Wednesday, 16 July 2008

Dick Stewart

On my way home from a day spent working in Manchester, I called in at the home of someone I haven’t seen for years, Dick Stewart, or R.F.Stewart as he is named on the covers of his two excellent books, lives in south Manchester and for years I used to buy second hand books from his occasional catalogues. Sadly, he gave up bookselling because he was finding it impossible to lay his hands on enough interesting old crime novels, but he called me recently to say that he meant to part company with a few items from his own collection and to ask if I’d be interested in taking a look at them. Of course, the answer was yes, and I came away with a number of very interesting reference books to add to my groaning shelves.

Dick wrote a couple of splendid articles for CADS that live in my memory. One was about die-a-grams, the room plans etc that populate so many Golden Age novels. The other was about George Bellairs, the pseudonym under which a Manchester banker wrote competent mysteries (many of which benefited from an unusual setting in the Isle of Man), mainly in the 50s and 60s. The latter article prompted me, some years ago, to investigate the Bellairs archive held in Manchesrter’s John Rylands Library, and fascinating it was.

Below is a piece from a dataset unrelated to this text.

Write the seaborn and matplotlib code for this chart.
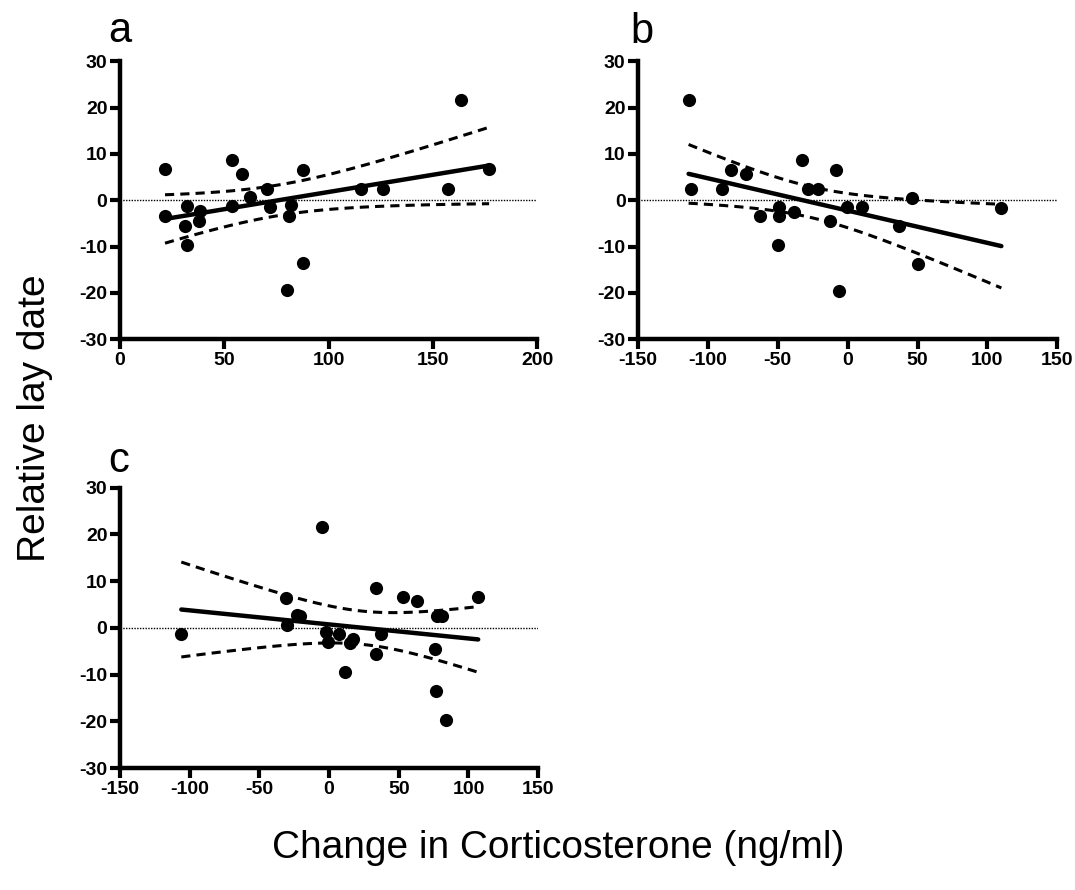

I have a couple of books written by Dick. And Always a Detective… is a study, slightly idiosyncratic but intelligent and very agreeable, of early detective stories. End Game describes all the many books written about Charles Dickens’ unfinished mystery novel concerning the fate of Edwin Drood Fans of Victorian fiction in particular will enjoy these books, but really, so will most crime non-fiction fans in search of something a little bit different.